Special guest Betty Anderson cuts the ribbon at the Prince Albert National Park's celebration for its 90th anniversary on Aug. 10, 2018. She attended the park's opening ceremony on Aug. 10, 1928, when she was two years old. (Bianca Bharti/Daily Herald)

Milestone particularly special for Doreen Kerby

Bianca Bharti, Daily Herald

On August 10, 1928 — 90 years ago — Prime Minister Mackenzie King officially opened up Prince Albert National Park (PANP). Over 3,000 people attended the opening ceremony and shifted around to catch a glimpse of the late prime minister taking a dip in Waskesiu Lake. Some men even joined him for a swim.

Today, about 240,000 people visit the park every year, indulging in the various activities and natural sites it has to offer.
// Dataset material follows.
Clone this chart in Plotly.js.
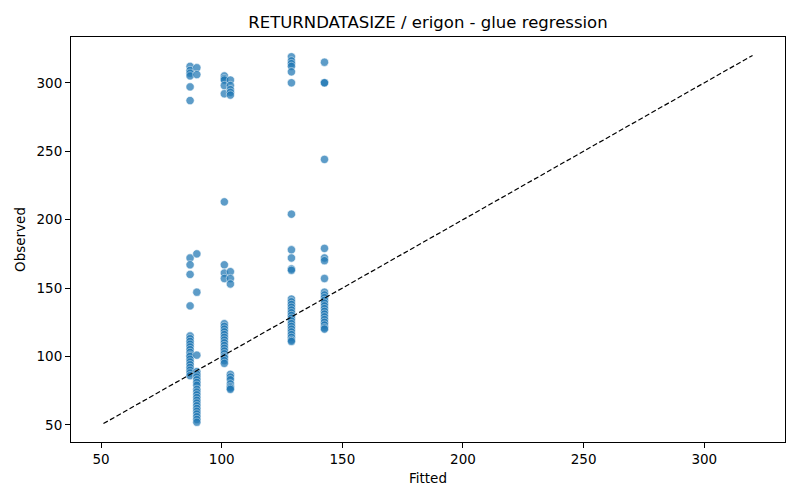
<!DOCTYPE html>
<html>
<head>
<meta charset="utf-8">
<script src="https://cdn.plot.ly/plotly-3.0.1.min.js"></script>
<style>html,body{margin:0;padding:0;background:#fff}#chart{width:800px;height:500px}</style>
</head>
<body>
<div id="chart"></div>
<script>
// Fitted value of each group (x) and the observed values (y) at that fitted value
var fittedLevels = [86.9, 89.7, 101.1, 103.6, 128.9, 142.6];
var observedA = [312, 309, 307, 305, 297, 287, 172, 167, 160, 137, 115, 113, 111, 109, 107, 105, 103, 101, 100, 98, 96, 94, 92, 90, 88, 86];
var observedB = [311, 306, 175, 147, 101, 89, 87, 85, 83, 81, 79, 76, 74, 72, 70, 68, 66, 64, 62, 60, 58, 56, 54, 52];
var observedC = [305, 303, 302, 298, 292, 213, 167, 161, 157, 124, 122, 120, 118, 116, 114, 112, 110, 108, 106, 104, 102, 100, 99, 97, 95];
var observedD = [302, 298, 295, 293, 291, 162, 157, 153, 87, 85, 83, 80, 78, 77, 76];
var observedE = [319, 316, 314, 312, 308, 300, 204, 178, 172, 164, 163, 142, 140, 138, 136, 134, 132, 130, 128, 126, 124, 122, 120, 118, 116, 114, 112, 111];
var observedF = [315, 300, 300, 244, 179, 172, 170, 157, 147, 145, 143, 141, 139, 137, 135, 133, 131, 129, 127, 125, 123, 121, 120];
var refLine = [51, 320];

var groups = [observedA, observedB, observedC, observedD, observedE, observedF];
var xs = [], ys = [];
groups.forEach(function (g, i) {
  g.forEach(function (v) { xs.push(fittedLevels[i]); ys.push(v); });
});

var font = "DejaVu Sans, Liberation Sans, sans-serif";
var traces = [
  {
    x: xs, y: ys, type: 'scatter', mode: 'markers',
    marker: {size: 8.3, color: '#1f77b4', opacity: 0.72, line: {color: '#ffffff', width: 0.6}},
    hoverinfo: 'x+y', showlegend: false
  },
  {
    x: refLine, y: refLine, type: 'scatter', mode: 'lines',
    line: {color: '#000000', width: 1.2, dash: '5px,2.5px'},
    hoverinfo: 'skip', showlegend: false
  }
];

var axisCommon = {
  showline: true, mirror: true, linecolor: '#000', linewidth: 1,
  ticks: 'outside', ticklen: 5, tickwidth: 1, tickcolor: '#000',
  showgrid: false, zeroline: false,
  tickfont: {family: font, size: 13.5, color: '#000'},
  tickvals: [50, 100, 150, 200, 250, 300]
};

var layout = {
  width: 800, height: 500,
  margin: {l: 71, r: 15, t: 37, b: 58},
  paper_bgcolor: '#fff', plot_bgcolor: '#fff',
  title: {text: 'RETURNDATASIZE / erigon - glue regression', font: {family: font, size: 16.5, color: '#000'}, x: 0.535, xanchor: 'center', y: 0.955, yanchor: 'middle'},
  xaxis: Object.assign({}, axisCommon, {range: [37.55, 333.45], title: {text: 'Fitted', font: {family: font, size: 13.5, color: '#000'}, standoff: 7}}),
  yaxis: Object.assign({}, axisCommon, {range: [37.55, 333.45], title: {text: 'Observed', font: {family: font, size: 13.5, color: '#000'}, standoff: 7}})
};

Plotly.newPlot('chart', traces, layout, {displayModeBar: false, staticPlot: true});
</script>
</body>
</html>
It hosts Canada’s only free-roaming herd of plains bison and the only protected white pelican colony.

According to Parks Canada’s external relations manager Carla Flaman, the national park became known as Saskatchewan’s playground, a place where residents could make memories all year long.
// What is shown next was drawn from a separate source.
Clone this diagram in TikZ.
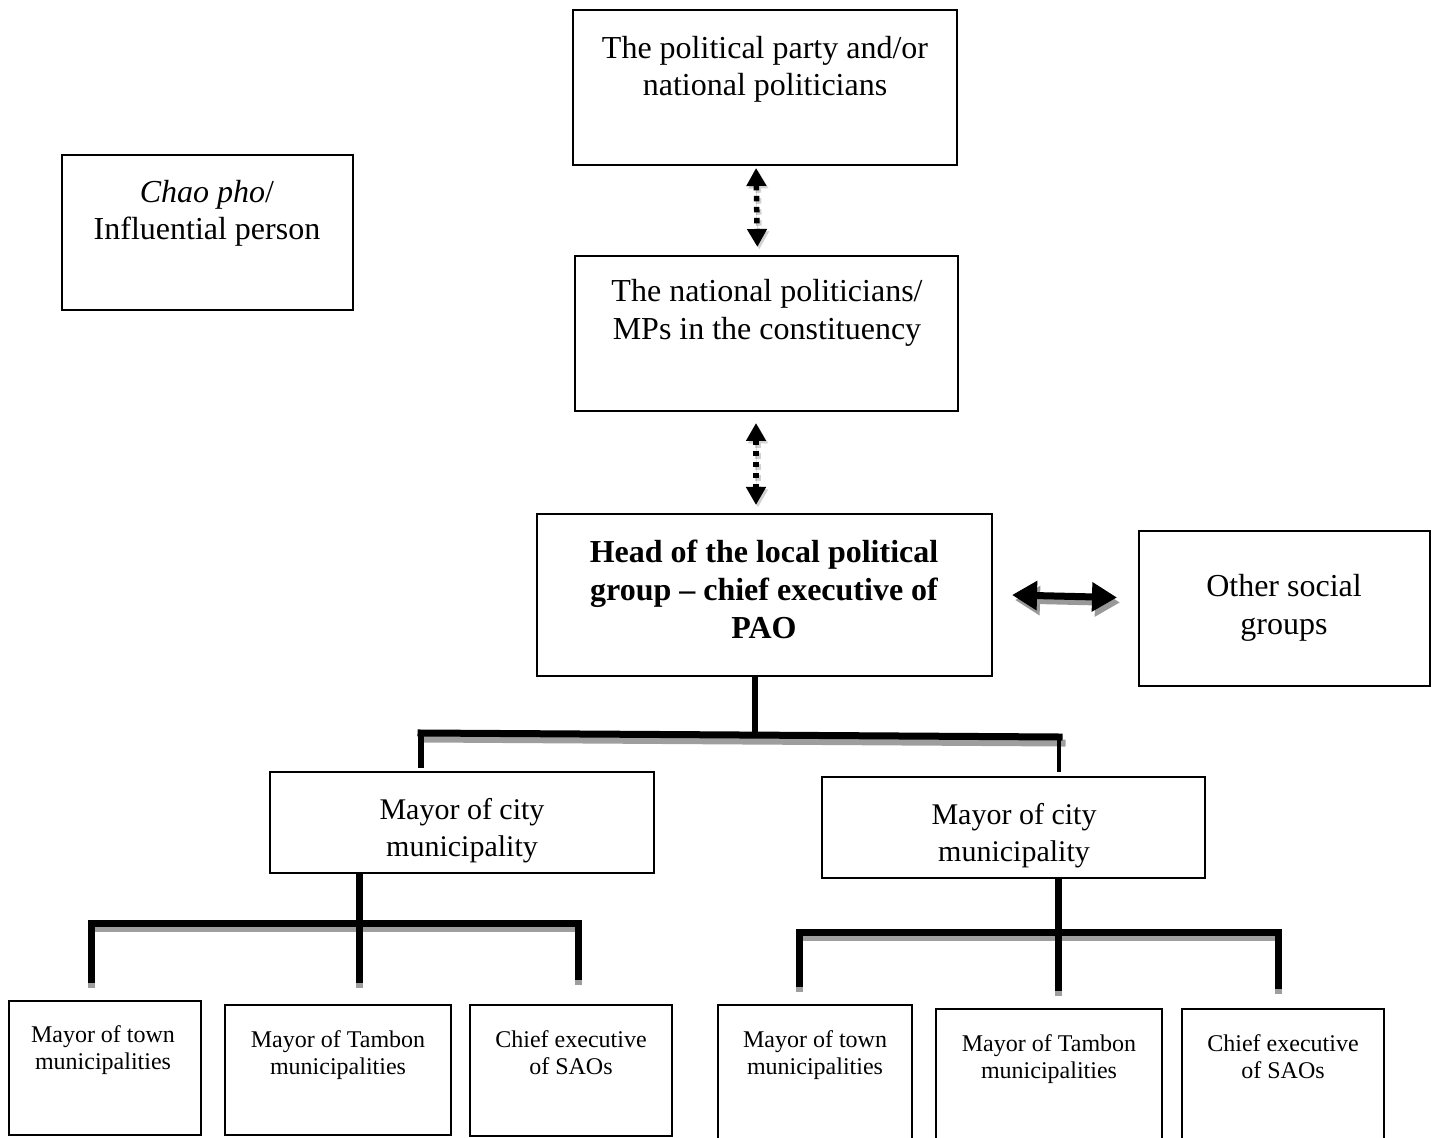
\documentclass[tikz,border=0pt]{standalone}
\usepackage{fontspec}
\setmainfont{Liberation Serif}
\usetikzlibrary{arrows.meta}
\begin{document}
\begin{tikzpicture}[x=0.5pt,y=-0.5pt,
  box/.style={draw=black,line width=0.9pt,anchor=north west,inner sep=0pt,outer sep=0pt},
  lbl/.style={inner sep=0pt,anchor=north,align=center,font=\fontsize{16}{18.5}\selectfont},
  lblbig/.style={lbl,font=\fontsize{16}{19}\selectfont},
  lblmid/.style={lbl,font=\fontsize{15}{18.5}\selectfont},
  lblsmall/.style={lbl,font=\fontsize{12}{13.5}\selectfont},
  dotarrow/.style={line width=2.75pt,dash pattern=on 2.75pt off 2.75pt,
    {Triangle[width=9.5pt,length=9pt]}-{Triangle[width=9.5pt,length=9pt]}},
  bigarrow/.style={line width=3.5pt,{Triangle[width=14pt,length=12.5pt]}-{Triangle[width=14pt,length=12.5pt]}},
  tree/.style={line width=3.5pt,line join=miter,line cap=butt},
  treeshade/.style={draw=black!38},
  shade/.style={transform canvas={shift={(#1)}}},
]
\useasboundingbox (0,0) rectangle (1439,1138);

% ---- boxes ----
\node[box,minimum width=192pt,minimum height=77.5pt]   (top)   at (573,10)   {};
\node[box,minimum width=145.5pt,minimum height=77.5pt] (chao)  at (62,155)   {};
\node[box,minimum width=191.5pt,minimum height=77.5pt] (nat)   at (575,256)  {};
\node[box,minimum width=227.5pt,minimum height=81pt]   (head)  at (537,514)  {};
\node[box,minimum width=145.5pt,minimum height=77.5pt] (other) at (1139,531) {};
\node[box,minimum width=192pt,minimum height=50.5pt]   (mayL)  at (270,772)  {};
\node[box,minimum width=191.5pt,minimum height=50.5pt] (mayR)  at (822,777)  {};
\node[box,minimum width=96pt,minimum height=67pt]      (b1)    at (9,1001)   {};
\node[box,minimum width=113pt,minimum height=65pt]     (b2)    at (225,1005) {};
\node[box,minimum width=101pt,minimum height=65.5pt]   (b3)    at (470,1005) {};
\node[box,minimum width=97pt,minimum height=72pt]      (b4)    at (718,1005) {};
\node[box,minimum width=113pt,minimum height=70pt]     (b5)    at (936,1009) {};
\node[box,minimum width=101pt,minimum height=70pt]     (b6)    at (1182,1009){};

% ---- labels ----
\node[lbl]      (topT)   at (765,36)   {The political party and/or\\national politicians};
\node[lbl]      (chaoT)  at (207,180)  {\textit{Chao pho}/\\Influential person};
\node[lblbig]   (natT)   at (767,279)  {The national politicians/\\MPs in the constituency};
\node[lblbig,font=\fontsize{16}{19}\selectfont\bfseries] (headT) at (764,540)
  {Head of the local political\\group -- chief executive of\\PAO};
\node[lblbig]   (otherT) at (1284,574) {Other social\\groups};
\node[lblmid]   (mayLT)  at (462,798)  {Mayor of city\\municipality};
\node[lblmid]   (mayRT)  at (1014,803) {Mayor of city\\municipality};
\node[lblsmall] (b1T)    at (103,1025) {Mayor of town\\municipalities};
\node[lblsmall] (b2T)    at (338,1030) {Mayor of Tambon\\municipalities};
\node[lblsmall] (b3T)    at (571,1030) {Chief executive\\of SAOs};
\node[lblsmall] (b4T)    at (815,1030) {Mayor of town\\municipalities};
\node[lblsmall] (b5T)    at (1049,1034){Mayor of Tambon\\municipalities};
\node[lblsmall] (b6T)    at (1283,1034){Chief executive\\of SAOs};

% ---- dotted two-way arrows ----
\foreach \s/\c in {{1pt,-1.2pt}/black!18, {0pt,0pt}/black}{
  \draw[dotarrow,draw=\c,fill=\c,shade={\s},shorten <=1.5pt,shorten >=4.5pt]
    ([xshift=-4.5pt]top.south) -- ([xshift=-4.5pt]nat.north);
  \draw[dotarrow,draw=\c,fill=\c,shade={\s},shorten <=6pt,shorten >=4.5pt]
    ([xshift=-5.25pt]nat.south) -- ([xshift=-4.25pt]head.north);
}

% ---- solid two-way arrow ----
\draw[bigarrow,draw=black!40,fill=black!40,shade={1.5pt,-2.5pt}]
  ([xshift=10pt]head.east) -- ([xshift=-11pt,yshift=5.5pt]other.west);
\draw[bigarrow,fill=black]
  ([xshift=10pt]head.east) -- ([xshift=-11pt,yshift=5.5pt]other.west);

% ---- tree coordinates ----
\coordinate (hj) at (755,735);
\coordinate (hl) at (421,733);
\coordinate (hr) at (1059,737);
\coordinate (hle) at (421,768);
\coordinate (hre) at (1059,772);

\coordinate (lj) at (359,923);
\coordinate (l1) at (91,923);
\coordinate (l3) at (578,923);
\coordinate (l1e) at (91,983);
\coordinate (l2e) at (359,983);
\coordinate (l3e) at (578,980);

\coordinate (rj) at (1058,932);
\coordinate (r1) at (799,932);
\coordinate (r3) at (1278,932);
\coordinate (r1e) at (799,987);
\coordinate (r2e) at (1058,991);
\coordinate (r3e) at (1278,989);

% ---- tree shadows ----
\begin{scope}[treeshade]
  \draw[tree,line cap=rect,shade={1.5pt,-3pt}] (hl) -- (hr);
  \draw[tree,shade={0pt,-2.5pt}] (l1e) -- (l1) -- (l3) -- (l3e);
  \draw[tree,shade={0pt,-2.5pt}] (lj) -- (l2e);
  \draw[tree,shade={0pt,-2.5pt}] (r1e) -- (r1) -- (r3) -- (r3e);
  \draw[tree,shade={0pt,-2.5pt}] (rj) -- (r2e);
\end{scope}

% ---- tree lines ----
\draw[tree,line width=3.25pt] (head.south -| hj) -- (hj);
\draw[tree,line cap=rect] (hl) -- (hr);
\draw[tree,line width=3pt] (hl) -- (hle);
\draw[tree,line width=2pt] (hr) -- (hre);

\draw[tree] (mayL.south -| lj) -- (lj);
\draw[tree] (l1e) -- (l1) -- (l3) -- (l3e);
\draw[tree] (lj) -- (l2e);

\draw[tree] (mayR.south -| rj) -- (rj);
\draw[tree] (r1e) -- (r1) -- (r3) -- (r3e);
\draw[tree] (rj) -- (r2e);
\end{tikzpicture}
\end{document}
On Friday, Parks Canada and the Waskesiu Heritage Museum celebrated PANP’s 90th anniversary in front of a group of about 20 people and special guests, just a few metres away from the lake.

Betty Anderson was present when PANP had its opening ceremony. She got to cut the ribbon Friday, 90 years later.

Dorell Taylor, who put together a three-volume series about Waskesiu and people’s personal memories and included photos that capture the park’s history, also attended, as did a relative of Grey Owl’s wife Anahareo.

For Doreen Kerby, who was born just two months before the park officially opened nine decades ago, PANP holds a special place in her heart.

“There’s no better place to be,” she said. “It’s peaceful, it’s friendly (and) you’re in touch with nature. It’s just a haven.”

Kerby recalled the countless memories she made with her friends and family on her annual trips to PANP and Waskesiu.

A trip she’ll never forget is meeting the famous Grey Owl when she was five years old. After taking a boat to the north end of Kingsmere Lake, she hiked three kilometres with her family to get to his cabin. “My dad said, ‘if you’re going to go on this trip you better act like an adult and you have to walk all the way.’ At the end my dad was carrying me on his shoulders,” she laughed.

Once at Grey Owl’s cabin, she remembers fixating on two big boxes of macintosh apples he kept for his beavers.

“We were tired after the long trek and he was feeding the apples to the beavers. They would pick the apple up in their paws and stand on their hind legs and they would just twirl that apple around and take all the flesh off the apple in about 30 seconds.”

This was during the Great Depression, where coming across fresh fruit was a rarity. “We never got to have an apple, the beavers got all they wanted,” she laughed. “I was a little upset because I wasn’t getting an apple.”

Grey Owl and her father became good friends. Every year the family went camping at the park, Kerby’s dad would get together with the Englishman, drink and talk about war stories. It was their idea of a good time, she said.

He wasn’t the only notable figure the family got to know. For a few summers, Kerby was John Diefenbaker’s cottage neighbour. Though they didn’t spend as much time together as they did with Grey Owl, she recalls the late prime minister always being friendly.

“I remember one day we were at church, in the community hall, and my son had ten cents to put in the collection for Sunday school. He dropped it on the floor during the sermon and you could hear this coin rolling across the floor. Next thing I knew, John Diefenbaker was tapping my son on the shoulder and gave him his dime back.”

Doreen Kerby, 90, poses in front of Waskesiu Lake on Aug. 10, 2018. It was the 90th anniversary of Prince Albert National Park, where she’s been going to camp ever since she could remember. (Courtesy Jim Kerby)

Going camping at Waskesiu used to require plenty of planning. Her parents used to spend several days determining how many loaves of bread, how many pounds of butter and how many pounds of canned chicken they’d need for the trip. Everything had to be counted because there were no stores around to buy food or supplies if you needed them. Kerby reminisced about the drives up with her family and barely encountering any cars on the remote, grassy trails leading into the parks.

What she cherished most was the time spent with her family. Her father was a doctor and that meant long days away from the family.

“It was always nice to have our dad to ourselves,” she said. “It was nice for the four of us to be together and enjoy the quiet and serenity here at Waskesiu.”

She still comes up every year, spending time with her kids and grandkids at the cottage her family purchased in 1963 for $12,000.

Her favourite activities include hiking, going out on the lake with the kids and she expressed particular love for golfing, saying PANP has one of the most beautiful golf courses in all of Canada.

“We can come back year after year and the park remains the same. You don’t get that at a lot of resorts…. I feel very privileged to have all this at my fingertips.”